Redefining Catalytic Activity: The True Role of COFs Uncovered

Covalent organic frameworks (COFs) have garnered interest for their potential as designer catalysts in the sustainable production of chemicals and fuels. Their molecular structure and chemical compositions can be precision-tuned for specific reactions. However, research by teams from Ruhr University Bochum and Max Planck Institutes has uncovered that the actual catalysis is facilitated by oxidic cobalt nanoparticles rather than the COFs themselves. These nanoparticles detach from the COF scaffold and become the active catalytic agents. Despite this revelation, the COF scaffolds serve an important role by providing a suitable reaction environment and preventing nanoparticle aggregation, thus maintaining catalytic activity.
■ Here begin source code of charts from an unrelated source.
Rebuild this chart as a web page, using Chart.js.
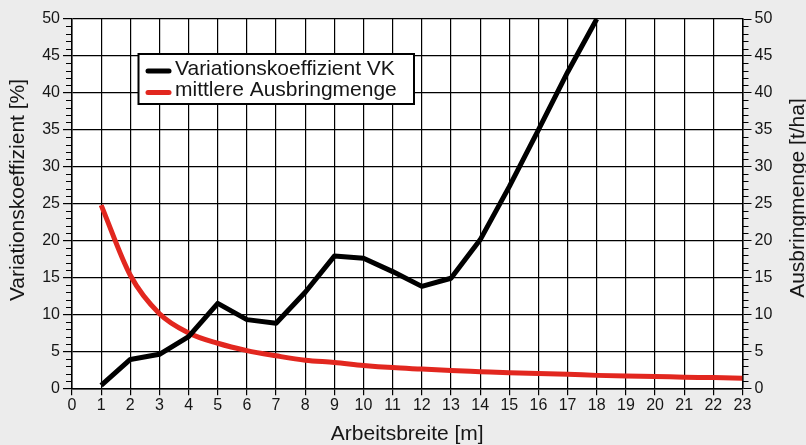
<!DOCTYPE html>
<html>
<head>
<meta charset="utf-8">
<script src="https://cdn.jsdelivr.net/npm/chart.js@4/dist/chart.umd.min.js"></script>
<style>
  html, body { margin: 0; padding: 0; background: #ececec; }
  #wrap { width: 806px; height: 445px; }
</style>
</head>
<body>
<div id="wrap"><canvas id="c" width="806" height="445"></canvas></div>
<script>
// Arbeitsbreite in m
const arbeitsbreite = [1, 2, 3, 4, 5, 6, 7, 8, 9, 10, 11, 12, 13, 14, 15, 16, 17, 18, 19, 20, 21, 22, 23];
// Variationskoeffizient VK in % (bis 18 m)
const variationskoeffizient = [0.4, 3.9, 4.6, 7.0, 11.5, 9.3, 8.8, 13.0, 17.9, 17.6, 15.8, 13.8, 14.9, 20.1, 27.3, 35.0, 42.8, 50.0];
// mittlere Ausbringmenge in t/ha
const ausbringmenge = [24.8, 15.3, 10.1, 7.5, 6.1, 5.1, 4.4, 3.8, 3.5, 3.1, 2.8, 2.6, 2.4, 2.25, 2.1, 2.0, 1.9, 1.75, 1.65, 1.6, 1.5, 1.45, 1.35];

const seriesNames = ['Variationskoeffizient VK', 'mittlere Ausbringmenge'];
const xTitle = 'Arbeitsbreite [m]';
const yLeftTitle = 'Variationskoeffizient [%]';
const yRightTitle = 'Ausbringmenge [t/ha]';
const xMin = 0, xMax = 23;
const yMin = 0, yMax = 50, yMajor = 5, yMinor = 1;

const FONT = '"Liberation Sans", Arial, Helvetica, sans-serif';
const TEXT = '#161616';
const BLACK = '#000000';
const RED = '#e2271f';

Chart.defaults.font.family = FONT;
Chart.defaults.color = TEXT;

const vkPoints = variationskoeffizient.map((v, i) => ({ x: arbeitsbreite[i], y: v }));
const ratePoints = ausbringmenge.map((v, i) => ({ x: arbeitsbreite[i], y: v }));

// white plot area behind the grid
const plotBackground = {
  id: 'plotBackground',
  beforeDraw(chart) {
    const { ctx, chartArea: a } = chart;
    ctx.save();
    ctx.fillStyle = '#ffffff';
    ctx.fillRect(a.left, a.top, a.right - a.left, a.bottom - a.top);
    ctx.restore();
  }
};

// minor tick marks on both value axes, the rotated axis titles and the legend box
const decorations = {
  id: 'decorations',
  afterDraw(chart) {
    const { ctx, chartArea: a } = chart;
    const yl = chart.scales.y;
    ctx.save();
    ctx.strokeStyle = BLACK;
    ctx.lineWidth = 1;
    for (let v = yMin; v <= yMax; v += yMinor) {
      if (v % yMajor === 0) continue;
      const py = Math.round(yl.getPixelForValue(v)) + 0.5;
      ctx.beginPath();
      ctx.moveTo(a.left - 6, py); ctx.lineTo(a.left, py);
      ctx.moveTo(a.right, py); ctx.lineTo(a.right + 6, py);
      ctx.stroke();
    }

    // axis titles, both reading upwards
    ctx.fillStyle = TEXT;
    ctx.font = '21px ' + FONT;
    ctx.textAlign = 'center';
    ctx.textBaseline = 'alphabetic';
    ctx.save();
    ctx.translate(23.5, 190);
    ctx.rotate(-Math.PI / 2);
    ctx.fillText(yLeftTitle, 0, 0);
    ctx.restore();
    ctx.save();
    ctx.translate(804, 198);
    ctx.rotate(-Math.PI / 2);
    ctx.fillText(yRightTitle, 0, 0);
    ctx.restore();

    // legend
    const bx = 138.5, by = 54, bw = 275.5, bh = 50;
    ctx.fillStyle = '#ffffff';
    ctx.fillRect(bx, by, bw, bh);
    ctx.strokeStyle = BLACK;
    ctx.lineWidth = 2;
    ctx.strokeRect(bx, by, bw, bh);
    const rows = [71, 92.5];
    chart.data.datasets.forEach((ds, i) => {
      ctx.beginPath();
      ctx.strokeStyle = ds.borderColor;
      ctx.lineWidth = 5;
      ctx.lineCap = 'round';
      ctx.moveTo(148, rows[i]);
      ctx.lineTo(169, rows[i]);
      ctx.stroke();
      ctx.fillStyle = TEXT;
      ctx.font = '21px ' + FONT;
      ctx.textAlign = 'left';
      ctx.textBaseline = 'middle';
      ctx.fillText(ds.label, 175, rows[i] - 2);
    });
    ctx.restore();
  }
};

new Chart(document.getElementById('c'), {
  type: 'line',
  data: {
    datasets: [
      {
        label: seriesNames[0],
        data: vkPoints,
        yAxisID: 'y',
        borderColor: BLACK,
        backgroundColor: BLACK,
        borderWidth: 5,
        borderCapStyle: 'butt',
        borderJoinStyle: 'round',
        pointRadius: 0,
        tension: 0
      },
      {
        label: seriesNames[1],
        data: ratePoints,
        yAxisID: 'y2',
        borderColor: RED,
        backgroundColor: RED,
        borderWidth: 5,
        borderCapStyle: 'butt',
        borderJoinStyle: 'round',
        pointRadius: 0,
        cubicInterpolationMode: 'monotone'
      }
    ]
  },
  options: {
    responsive: false,
    animation: false,
    layout: { padding: { top: 19, left: 0, right: 0, bottom: 0 } },
    plugins: {
      legend: { display: false },
      tooltip: { enabled: false }
    },
    scales: {
      x: {
        type: 'linear',
        position: 'bottom',
        min: xMin,
        max: xMax,
        ticks: { stepSize: 1, padding: 1, maxRotation: 0, autoSkip: false, color: TEXT, font: { size: 16 } },
        grid: { color: BLACK, lineWidth: 1.2, tickLength: 7, tickColor: BLACK },
        border: { color: BLACK, width: 1.5 },
        title: { display: true, text: xTitle, color: TEXT, font: { size: 21, lineHeight: 1 }, padding: { top: 0, bottom: 0 } },
        afterFit(scale) { scale.height = 56.7; }
      },
      y: {
        position: 'left',
        min: yMin,
        max: yMax,
        ticks: { stepSize: yMajor, padding: 3, color: TEXT, font: { size: 16 } },
        grid: { color: BLACK, lineWidth: 1.2, tickLength: 9, tickColor: BLACK },
        border: { color: BLACK, width: 1.5 },
        afterFit(scale) { scale.width = 72; }
      },
      y2: {
        position: 'right',
        min: yMin,
        max: yMax,
        ticks: { stepSize: yMajor, padding: 3, color: TEXT, font: { size: 16 } },
        grid: { drawOnChartArea: false, tickLength: 9, tickColor: BLACK },
        border: { color: BLACK, width: 1.5 },
        afterFit(scale) { scale.width = 63.5; }
      }
    }
  },
  plugins: [plotBackground, decorations]
});
</script>
</body>
</html>
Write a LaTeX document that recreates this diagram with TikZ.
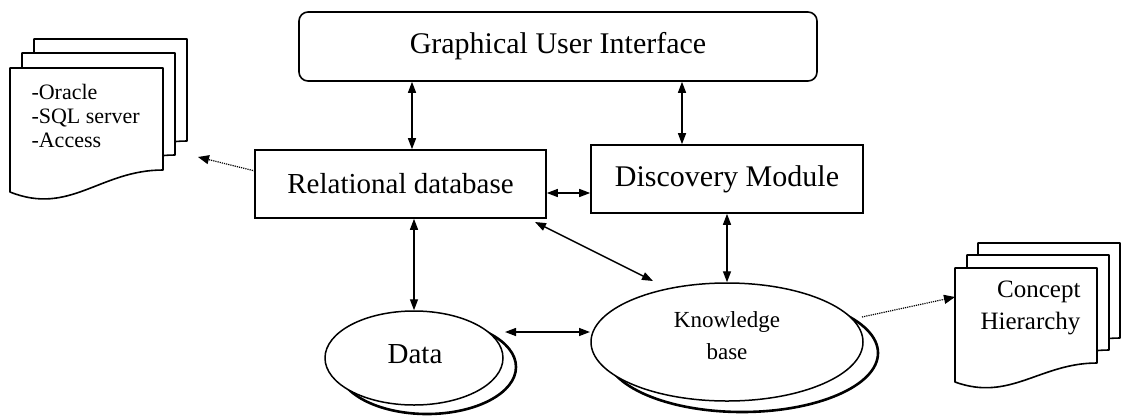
\documentclass[tikz,border=0pt]{standalone}
\usepackage{fontspec}
\setmainfont{Liberation Serif}
\usetikzlibrary{arrows.meta,shapes.geometric,calc}
\begin{document}
\begin{tikzpicture}[x=1pt,y=-1pt,
  box/.style={draw, line width=1.6pt, inner sep=0pt, fill=white},
  ell/.style={draw, ellipse, line width=1.5pt, inner sep=0pt, fill=white},
  biarr/.style={line width=1.4pt, {Triangle[length=11pt,width=8pt]}-{Triangle[length=11pt,width=8pt]}},
  dotarr/.style={line width=1.2pt, densely dotted, -{Triangle[length=11pt,width=9pt]}},
  docline/.style={draw, line width=1.6pt, fill=white, line join=round},
  ldoc/.pic={\path[docline] (0,0) -- (153,0) -- (153,102) .. controls (90,102) and (60,148) .. (0,124) -- cycle;},
  rdoc/.pic={\path[docline] (0,0) -- (142,0) -- (142,95) .. controls (85,95) and (55,134) .. (0,114) -- cycle;},
  big/.style={font=\fontsize{30}{36}\selectfont}
]
\fill[white] (0,0) rectangle (1121,416);
\useasboundingbox (0,0) rectangle (1121,416);

% boxes
\node[box, rounded corners=9pt, minimum width=518pt, minimum height=69pt, big] (gui) at (558,46.5) {Graphical User Interface};
\node[box, minimum width=291pt, minimum height=68pt, font=\fontsize{29}{35}\selectfont] (rdb) at (400.5,184) {Relational database};
\node[box, minimum width=272pt, minimum height=68pt, big] (dm) at (727,179) {Discovery Module};

% ellipses
\node[ell, line width=2.6pt, minimum width=178pt, minimum height=94pt] (datash) at (427,367) {};
\node[ell, minimum width=178pt, minimum height=94pt] (data) at (414,358) {};
\node[font=\fontsize{29}{35}\selectfont] (datat) at (415,354) {Data};
\node[ell, line width=2.6pt, minimum width=272pt, minimum height=118pt] (kbsh) at (742,353) {};
\node[ell, minimum width=272pt, minimum height=118pt] (kb) at (727,342) {};
\node[align=center, font=\fontsize{23}{32}\selectfont] (kbt) at (727,336) {Knowledge\\base};

% documents
\pic at (34,39) {ldoc};
\pic at (22,53) {ldoc};
\pic at (10,68) {ldoc};
\node[anchor=west, align=left, font=\fontsize{22}{24}\selectfont] (ldt) at (28,116) {-Oracle\\-SQL server\\-Access};
\coordinate (ltip) at (198,157);

\pic at (978,243) {rdoc};
\pic at (967,255) {rdoc};
\pic at (955,268) {rdoc};
\node[anchor=east, align=right, font=\fontsize{25}{32}\selectfont] (rdt) at (1084,308) {Concept\\Hierarchy};
\coordinate (rtip) at (955,297);

% connectors
\coordinate (a1) at ([xshift=11.5pt]rdb.north);
\draw[biarr] (a1) -- (a1 |- gui.south);
\coordinate (a2) at ([xshift=-45pt]dm.north);
\draw[biarr] (a2) -- (a2 |- gui.south);
\coordinate (a3) at ([yshift=-9pt]rdb.east);
\draw[biarr] (a3) -- (a3 -| dm.west);
\draw[biarr] (dm.south) -- (kb.north);
\draw[biarr] (data.north) -- (data.north |- rdb.south);
\coordinate (d1) at (535,222);
\coordinate (d2) at (653,281);
\draw[biarr] (d1) -- (d2);
\coordinate (h1) at (505,332);
\coordinate (h2) at (590,332);
\draw[biarr] (h1) -- (h2);
\coordinate (l1) at (255,171);
\draw[dotarr] (l1) -- (ltip);
\coordinate (r1) at (862,317);
\draw[dotarr] (r1) -- (rtip);
\end{tikzpicture}
\end{document}
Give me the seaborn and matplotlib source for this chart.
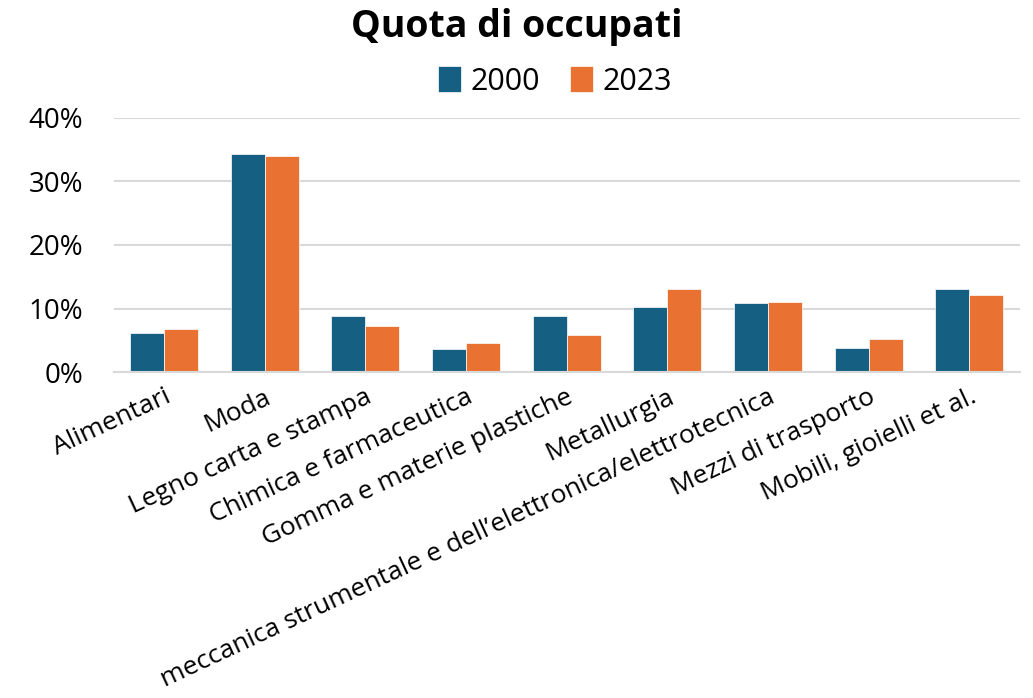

The study highlights the oxygen evolution reaction, a critical industrial process, where COFs were believed to be stable. However, the research demonstrated that oxidic nanoparticles are formed immediately upon immersion in basic solutions, suggesting an alternate explanation for previously observed COF activity. The collaboration between Kristina Tschulik and Bettina Lotsch, along with material characterization by Christina Scheu and her team using electron microscopy, advanced these insights. This research opens the door to designing more efficient catalysts by leveraging the unique properties of both COFs and nanoparticles under high-stress conditions.